(669a) Leveraging the Commonalities between Thermo- and Electro-Catalysis for Understanding Aerobic Glucose Oxidation in Aqueous Media

Glucose oxidation over carbon-supported Pt nanoparticles produces precursors to platform molecules that include dicarboxylic acids (i.e., glucaric acid). High yields of glucaric acid remain challenging to achieve but the reasons evade description as does the mechanism of glucaric acid formation. To elucidate the mechanistic details, we measured steady-state rates, selectivities, and open-circuit potentials within a trickle-bed reactor as functions of oxygen pressure and inlet concentrations of glucose, gluconic, and glucaric acids. Rate measurements indicate that α-H abstraction by surface hydroxide (OH*) limits rates, and the reactions proceed on surfaces that bind high fractional coverages of glucose-derived species.

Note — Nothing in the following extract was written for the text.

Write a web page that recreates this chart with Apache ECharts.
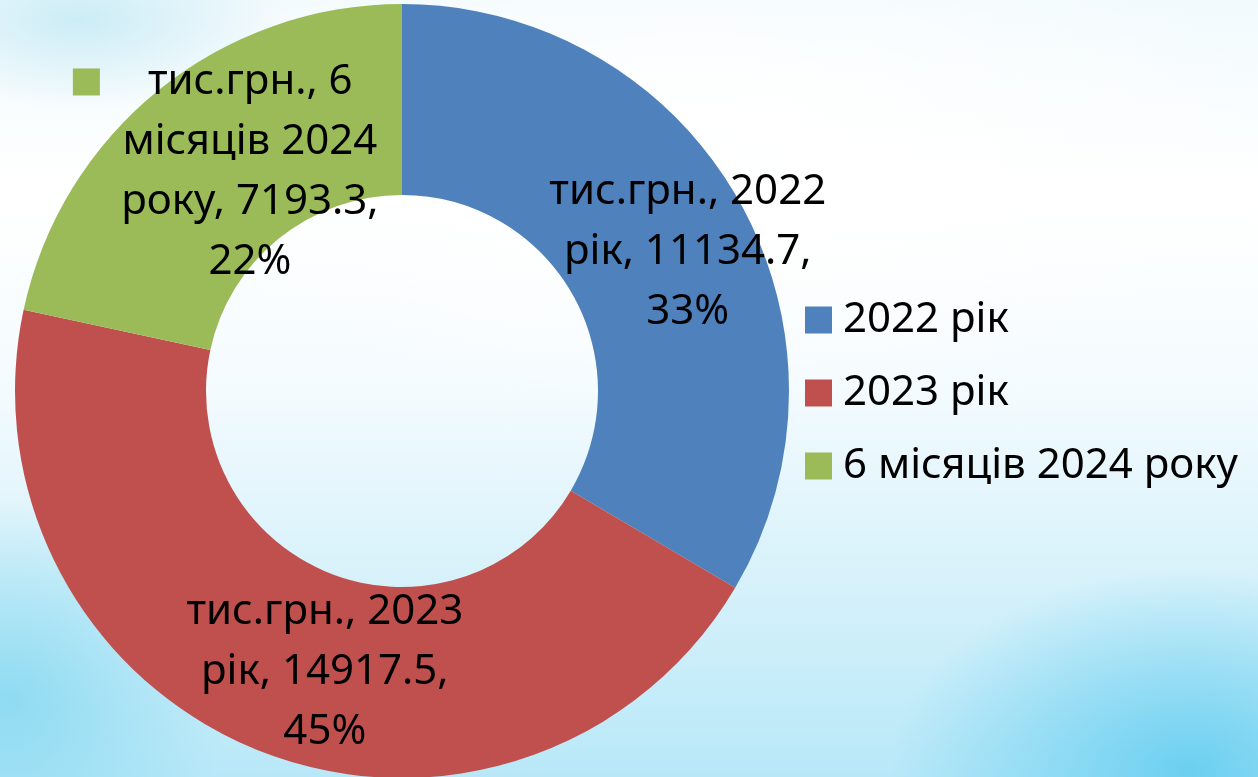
<!DOCTYPE html>
<html>
<head>
<meta charset="utf-8">
<script src="https://cdn.jsdelivr.net/npm/echarts@6/dist/echarts.min.js"></script>
<style>
html,body{margin:0;padding:0;width:1258px;height:777px;overflow:hidden;}
#bg{position:absolute;left:0;top:0;width:1258px;height:777px;
background:
 radial-gradient(ellipse 300px 200px at 1190px 770px, rgba(100,205,240,0.9), rgba(100,205,240,0) 100%),
 radial-gradient(ellipse 220px 200px at 10px 700px, rgba(130,215,240,0.8), rgba(130,215,240,0) 100%),
 radial-gradient(ellipse 200px 90px at 80px 20px, rgba(200,235,245,0.9), rgba(200,235,245,0) 100%),
 radial-gradient(ellipse 600px 260px at 700px 150px, rgba(255,255,255,1), rgba(255,255,255,0) 100%),
 linear-gradient(to bottom, #f2fafd 0%, #ffffff 25%, #f4fbfe 50%, #dcf3fb 70%, #b8e8f8 100%);}
#chart{position:absolute;left:0;top:0;width:1258px;height:777px;}
</style>
</head>
<body>
<div id="bg"></div>
<div id="chart"></div>
<script>
const seriesName = 'тис.грн.';
const categories = ['2022 рік', '2023 рік', '6 місяців 2024 року'];
const values = [11134.7, 14917.5, 7193.3];
const colors = ['#4F81BD', '#C0504D', '#9BBB59'];

const FONT = 'Noto Sans';

function wrapWords(text, maxChars) {
  const words = text.split(' ');
  const lines = [];
  let cur = '';
  words.forEach(w => {
    if (cur === '') cur = w;
    else if ((cur + ' ' + w).length <= maxChars) cur += ' ' + w;
    else { lines.push(cur); cur = w; }
  });
  if (cur) lines.push(cur);
  return lines;
}
function labelLines(p) {
  const txt = p.seriesName + ', ' + p.name + ', ' + p.value + ', ' + Math.round(p.percent) + '%';
  return wrapWords(txt, 14);
}

const chart = echarts.init(document.getElementById('chart'), null, {renderer: 'canvas'});

const data = categories.map((c, i) => {
  const item = { name: c, value: values[i], itemStyle: { color: colors[i] } };
  if (i === 2) {
    item.label = {
      offset: [33, 10],
      formatter: p => {
        const ls = labelLines(p);
        return '{sq|}{gap|}{first|' + ls[0] + '}\n' + ls.slice(1).map(l => '{rest|' + l + '}').join('\n');
      },
      rich: {
        sq: { width: 27, height: 27, backgroundColor: colors[2], align: 'left', verticalAlign: 'middle' },
        gap: { width: 48, align: 'left' },
        first: { fontSize: 42, fontFamily: FONT, color: '#000', lineHeight: 60, align: 'left' },
        rest: { fontSize: 42, fontFamily: FONT, color: '#000', lineHeight: 60, width: 354, align: 'center' }
      }
    };
  }
  return item;
});

chart.setOption({
  backgroundColor: 'transparent',
  animation: false,
  legend: {
    orient: 'vertical',
    left: 805,
    top: 299,
    padding: 0,
    icon: 'rect',
    itemWidth: 27,
    itemHeight: 27,
    itemGap: 31,
    data: categories,
    textStyle: { fontSize: 42, fontFamily: FONT, color: '#000', padding: [0, 0, 0, 6] }
  },
  series: [{
    type: 'pie',
    name: seriesName,
    center: [402, 391],
    radius: [196, 387],
    startAngle: 90,
    clockwise: true,
    avoidLabelOverlap: false,
    label: {
      show: true,
      position: 'inside',
      offset: [30, 7],
      fontSize: 42,
      fontFamily: FONT,
      color: '#000',
      lineHeight: 60,
      align: 'center',
      formatter: p => labelLines(p).join('\n')
    },
    labelLine: { show: false },
    emphasis: { disabled: true },
    itemStyle: { borderWidth: 0 },
    data: data
  }]
});
</script>
</body>
</html>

Here, the operando open circuit potentiometry provided additional insight to discriminate between plausible thermocatalytic reaction mechanisms by revealing the ratio between the coverages of unreacted glucose and its oxygenated derivatives. Gluconic acid, in particular, inhibits the formation of glucaric acid by obstructing O₂ activation. Isothermal titration calorimetry corroborates these interpretations and shows gluconic acid binds much more exothermically than all other reactants, intermediates, and products in glucose oxidation. This study integrates the principles of thermo- and electro-catalysis to unlock new mechanistic insights that guide strategies for maximizing profits in glucose valorization through aerobic oxidation.